As a junior, I ended up making the Varsity team as a starter in the outfield. After a season in which I was named as an All-Conference performer, I still had very little interest from colleges heading into my senior year. I was still raw and relatively unpolished in the eyes of many coaches, but had good size and a decent amount of upside. It wasn’t until midway through my senior season (and shortly before graduating high school) that I finally received a few calls from coaches at the Division I level. After taking a few visits and continued communication with coaches at these schools, I finally decided to attend the University of Michigan as a recruited walk on. I ended up being an All-State player at the highest level of high school competition in Arizona, yet still had to wait until the second half of my senior year to have coaches really become interested.

While I have already named a few, there are several reasons why offers may come in later than expected in the recruiting process. Here are a few more:

  • College coaches want to monitor a student-athlete’s progression. This can take time as significant progression will happen over the course of months and years rather than days at a time. In baseball, this can be particularly true if the athlete in question is raw or unpolished, but may have great size or potential in a certain facet of the game.
  • College coaches will also want to take time to get to know a recruit and his/her family. This is also an area in which time is needed. Camps, visits (official and unofficial), junior days, and general correspondence are all areas a coach will use to learn more. Coaches want to recruit people they like.
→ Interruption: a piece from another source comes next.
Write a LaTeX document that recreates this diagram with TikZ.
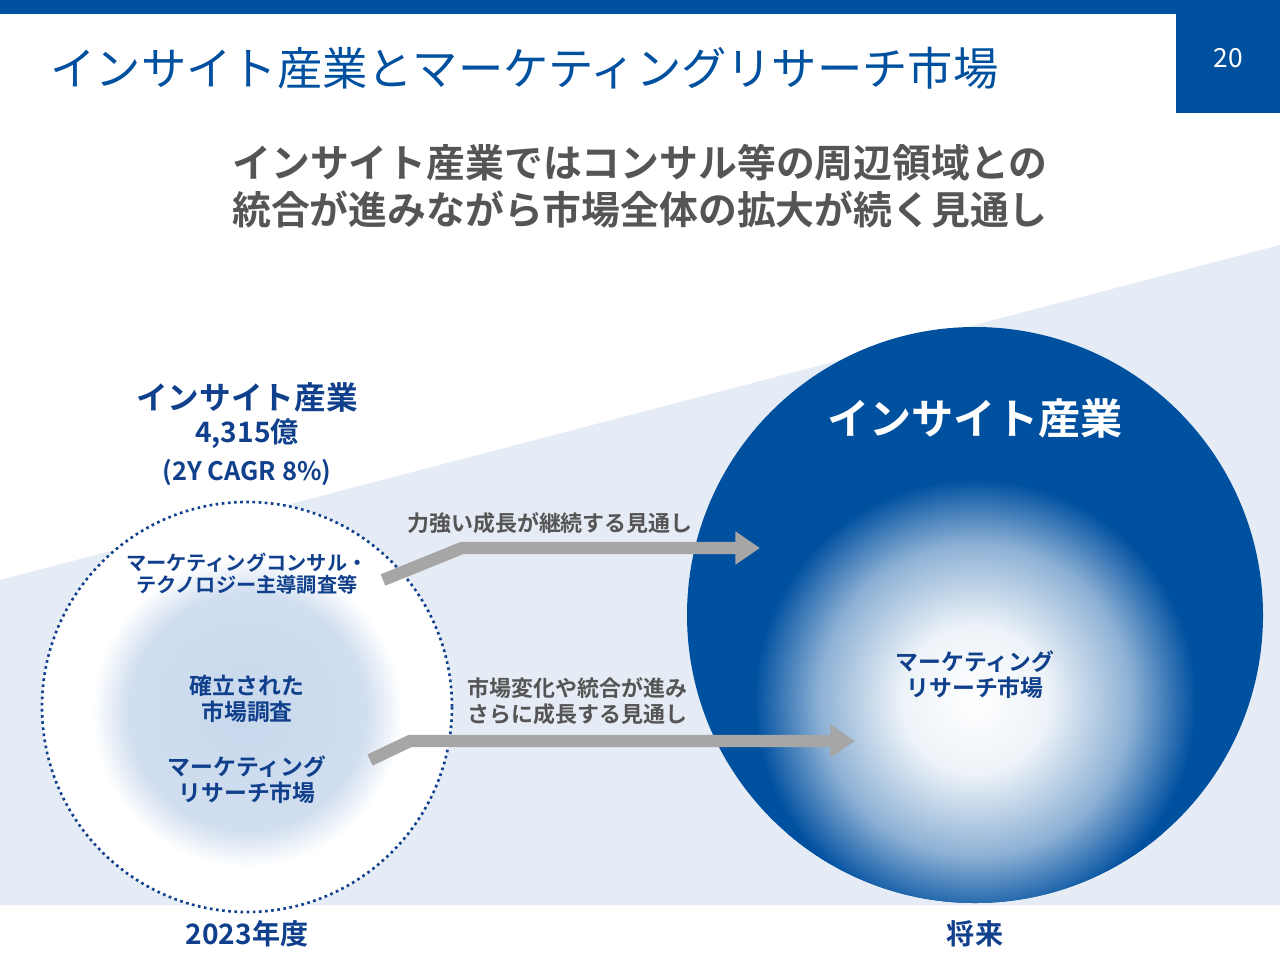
\documentclass[tikz,border=0pt]{standalone}
\usetikzlibrary{arrows.meta}
\usepackage{fontspec}
\setmainfont{Noto Sans CJK JP}
\newfontfamily\jpb{Noto Sans CJK JP Bold}
\definecolor{mblue}{RGB}{0,80,160}
\definecolor{tblue}{RGB}{16,64,140}
\definecolor{bgl}{RGB}{230,236,245}
\definecolor{gtxt}{RGB}{85,85,85}
\definecolor{arr}{RGB}{166,166,166}
\definecolor{pale}{RGB}{200,216,236}
\pgfdeclareradialshading{glowbig}{\pgfpoint{0bp}{0bp}}{color(0bp)=(white); color(8bp)=(white!93!mblue); color(17bp)=(white!55!mblue); color(24bp)=(mblue); color(50bp)=(mblue)}
\pgfdeclareradialshading{glowsmall}{\pgfpoint{0bp}{0bp}}{color(0bp)=(pale); color(19bp)=(pale!85!white); color(25bp)=(white); color(50bp)=(white)}
\begin{document}
\begin{tikzpicture}[x=0.02cm,y=-0.02cm,
  bl/.style={font=\jpb, text=tblue, align=center, inner sep=0},
  gr/.style={font=\jpb, text=gtxt, align=left, inner sep=0},
  arrw/.style={arr, line width=7pt, -{Triangle[length=14pt,width=18pt]}}]
\useasboundingbox (0,0) rectangle (1280,960);
\fill[white] (0,0) rectangle (1280,960);
\fill[bgl] (0,580) -- (1280,245) -- (1280,905) -- (0,905) -- cycle;
\fill[mblue] (0,0) rectangle (1280,14);
\fill[mblue] (1176,14) rectangle (1280,113);
\node[text=white, font=\fontsize{15}{18}\selectfont] (pg) at (1228,58) {20};
\node[anchor=west, text=mblue, font=\fontsize{25.8}{32}\selectfont, inner sep=0] (title) at (50,68) {インサイト産業とマーケティングリサーチ市場};
\node[gr, align=center, font=\jpb\fontsize{22.1}{27}\selectfont] (sub) at (640,186) {インサイト産業ではコンサル等の周辺領域との\\統合が進みながら市場全体の拡大が続く見通し};
% left
\fill[white] (247,707) circle (205);
\shade[shading=glowsmall] (247,712) circle (155);
\draw[tblue, line width=1.5pt, dotted] (247,707) circle (205);
% right
\fill[mblue] (975,615) circle (288);
\begin{scope}
\clip (975,615) circle (288);
\shade[shading=glowbig] (975,700) circle (230);
\end{scope}
% texts
\node[bl, font=\jpb\fontsize{18}{22}\selectfont] (ins) at (247,397) {インサイト産業};
\node[bl, font=\jpb\fontsize{16}{20}\selectfont] (val) at (247,434) {4,315億};
\node[bl, font=\jpb\fontsize{14.5}{18}\selectfont] (cagr) at (247,472) {(2Y CAGR 8\%)};
\node[bl, font=\jpb\fontsize{11.5}{12.5}\selectfont] (cons) at (247,574) {マーケティングコンサル・\\テクノロジー主導調査等};
\node[bl, font=\jpb\fontsize{13}{15}\selectfont] (est) at (247,699) {確立された\\市場調査};
\node[bl, font=\jpb\fontsize{13}{15}\selectfont] (mr1) at (247,780) {マーケティング\\リサーチ市場};
\node[bl, font=\jpb\fontsize{16}{20}\selectfont] (y1) at (247,934) {2023年度};
\node[bl, font=\jpb\fontsize{16}{20}\selectfont] (y2) at (975,934) {将来};
\node[bl, text=white, font=\jpb\fontsize{24}{28}\selectfont] (ins2) at (975,418) {インサイト産業};
\node[bl, font=\jpb\fontsize{13}{15}\selectfont] (mr2) at (975,675) {マーケティング\\リサーチ市場};
\node[gr, font=\jpb\fontsize{12.5}{15}\selectfont] (l1) at (550,523) {力強い成長が継続する見通し};
\node[gr, anchor=west, font=\jpb\fontsize{12.5}{15}\selectfont] (l2) at (467,701) {市場変化や統合が進み\\さらに成長する見通し};
\coordinate (a1) at (383,580); \coordinate (a2) at (760,548);
\coordinate (b1) at (370,760); \coordinate (b2) at (855,741);
\draw[arrw] (a1) -- (462,548) -- (a2);
\draw[arrw] (b1) -- (410,741) -- (b2);
\end{tikzpicture}
\end{document}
Getting to know someone does not happen overnight.
  • If a student-athlete is not at the top of a coach’s recruiting list, the coach may need to wait for other recruiting targets to make their decision before an offer is extended. You must realize that each school you are communicating with will also be communicating with hundreds of other recruits at the same time. Where you stack up against the other recruits may determine the timeline for an offer to be extended.
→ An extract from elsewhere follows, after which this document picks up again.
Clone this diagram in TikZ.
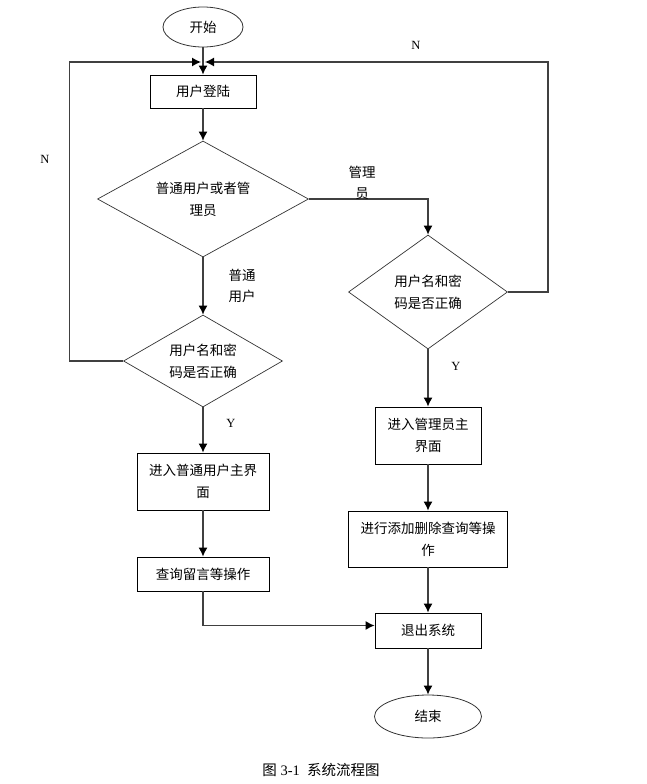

After reading through all of this, you may be asking yourself what you can do to help your recruiting now knowing this information. I suggest two things: be patient and be persistent. We often hear from families that there is a lot of work being done with little results to show for it. Stories of hundreds of emails and phone calls with few responses and little significant interest are common in recruiting. All the student-athlete can do is continue to reach out to new coaches and follow up with coaches he/she may not have heard back from quite yet. If you cross a school off your list because you didn’t hear back from one email you sent them, you are doing yourself a disservice. Sometimes it takes two or three emails and even a phone call to get through to a coach and express your interest in his/her school. The trick on this front is to not be so overbearing (an email every day for example), spread your emails out by a couple of weeks if you didn’t hear back after the last one. Coaches want to know that you are interested in their school, but they don’t need to know every day.

Another thought may be to expand the list of schools you are interested in. If little has come from emailing your initial list, it may be time to expand your search and preferences. If you loosen up your search parameters (states, majors, enrollment size, tuition, etc.), you will add schools to your list that are at least in the ballpark of your ideal school. For example, let’s say you are having little luck in talking to coaches at schools in states you are willing to attend college in. I suggest looking in the surrounding states at similar schools. This will often uncover more schools for you to research.

At the end of the day, you must remember that recruiting is a marathon and not a sprint. Being patient and persistent throughout the process are keys to being successful when all is said and done. If you take time off from your recruiting efforts, your results will suffer. Always look for opportunities to get your name in front of new coaches and be sure to follow up with every coach that reaches out to you. You never know when the right opportunity will present itself.